How can a small business improve workflow management?

Map the work from start to finish, then mark every delay, repeat question, and missed handoff. Fix one weak point at a time. Clear ownership, checklists, shared status updates, and weekly reviews usually improve workflow faster than adding more meetings.

Why do business processes fail in small companies?

Processes fail when they are too vague, too hidden, or too hard to follow during a busy day. Many small companies rely on memory instead of written steps. That works for a while, then breaks when volume, staff, or customer expectations increase.

What is the first business system owners should create?

Start with the process closest to money or customer trust. That may be lead intake, quoting, appointment scheduling, invoice follow-up, or customer complaints. Fixing that area usually creates the fastest relief because mistakes there cost time and revenue.

How does operations management software help small businesses?
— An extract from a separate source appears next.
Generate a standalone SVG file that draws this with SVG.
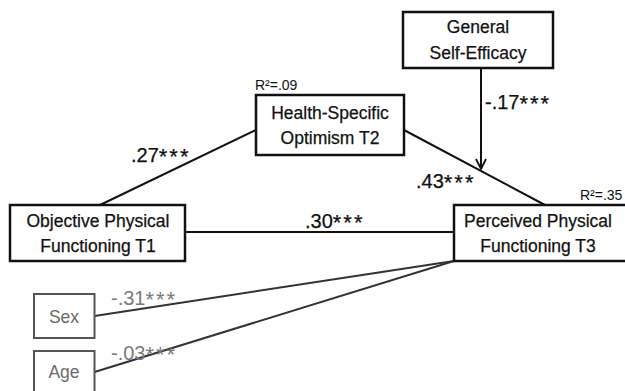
<svg xmlns="http://www.w3.org/2000/svg" width="625" height="391" viewBox="0 0 625 391">
<style>
.box{fill:#fff;stroke:#111;stroke-width:2.5}
.gbox{fill:#fff;stroke:#555;stroke-width:2}
.t{font-family:"Liberation Sans",Arial,sans-serif;font-size:17.5px;fill:#111;stroke:#111;stroke-width:0.25;text-anchor:middle}
.g{font-family:"Liberation Sans",Arial,sans-serif;font-size:17.5px;fill:#6a6a6a;text-anchor:middle}
.lab{font-family:"Liberation Sans",Arial,sans-serif;font-size:20px;fill:#111;stroke:#111;stroke-width:0.25}
.glab{font-family:"Liberation Sans",Arial,sans-serif;font-size:20px;fill:#7a7a7a}
.st{font-size:22px;letter-spacing:2px}
.r2{font-family:"Liberation Sans",Arial,sans-serif;font-size:14px;fill:#111}
.ln{stroke:#111;stroke-width:2;fill:none}
.gln{stroke:#333;stroke-width:2;fill:none}
</style>
<defs>
<marker id="arr" viewBox="0 0 12 12" refX="11" refY="6" markerWidth="12" markerHeight="12" markerUnits="userSpaceOnUse" orient="auto">
<path d="M1,1 L11,6 L1,11" fill="none" stroke="#111" stroke-width="1.8"/>
</marker>
</defs>
<g id="connectors">
<line class="ln" x1="100" y1="205" x2="256" y2="130"/>
<line class="ln" x1="404" y1="130" x2="545" y2="205"/>
<line class="ln" x1="185" y1="232" x2="454" y2="232"/>
<line class="ln" x1="481" y1="68" x2="481" y2="169" marker-end="url(#arr)"/>
<line class="gln" x1="94.5" y1="316" x2="454" y2="261"/>
<line class="gln" x1="94.5" y1="372" x2="454" y2="261"/>
<text class="lab" x="131" y="162">.27<tspan class="st" dy="1.5">***</tspan></text>
<text class="lab" x="416" y="188">.43<tspan class="st" dy="1.5">***</tspan></text>
<text class="lab" x="485" y="109">-.17<tspan class="st" dy="1.5">***</tspan></text>
<text class="lab" x="305" y="228">.30<tspan class="st" dy="1.5">***</tspan></text>
<text class="glab" x="111" y="305">-.31<tspan class="st" dy="1.5">***</tspan></text>
<text class="glab" x="111" y="360">-.03<tspan class="st" dy="1.5">***</tspan></text>
</g>
<g id="general">
<rect class="box" x="403" y="12" width="150" height="56"/>
<text class="t" x="478" y="33">General</text>
<text class="t" x="478" y="59">Self-Efficacy</text>
</g>
<g id="optimism">
<text class="r2" x="255" y="90">R²=.09</text>
<rect class="box" x="256" y="95" width="148" height="60"/>
<text class="t" x="330" y="119">Health-Specific</text>
<text class="t" x="330" y="144">Optimism T2</text>
</g>
<g id="objective">
<rect class="box" x="10" y="205" width="175" height="56"/>
<text class="t" x="98" y="227">Objective Physical</text>
<text class="t" x="98" y="252">Functioning T1</text>
</g>
<g id="perceived">
<text class="r2" x="580" y="200">R²=.35</text>
<rect class="box" x="454" y="205" width="180" height="56"/>
<text class="t" x="538" y="227">Perceived Physical</text>
<text class="t" x="538" y="252">Functioning T3</text>
</g>
<g id="sex">
<rect class="gbox" x="34" y="294" width="60.5" height="44"/>
<text class="g" x="64" y="323">Sex</text>
</g>
<g id="age">
<rect class="gbox" x="34" y="351" width="60.5" height="50"/>
<text class="g" x="64" y="378">Age</text>
</g>
</svg>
Good software keeps tasks, notes, deadlines, and customer details in one shared place. It reduces confusion and gives the team better visibility. The tool works best when the process is already clear, because software cannot repair unclear responsibilities by itself.

How often should business systems be reviewed?

Review key systems every week at first, then monthly once they run smoothly. Fast reviews help catch small problems before they become habits. Keep the review practical: what slowed down, what confused people, and what needs one clear change?

Can better systems improve customer experience?

Yes, because customers feel the results of your internal process. Faster replies, cleaner billing, smoother scheduling, and better follow-up all come from stronger systems. Customers may never see the behind-the-scenes work, but they notice when the company feels dependable.

Do small businesses need complicated systems to grow?

No. Growth usually needs clearer systems, not more complicated ones. A checklist, shared tracker, response rule, or weekly review can create major improvement. The goal is to make good work repeatable without burying the team in extra steps.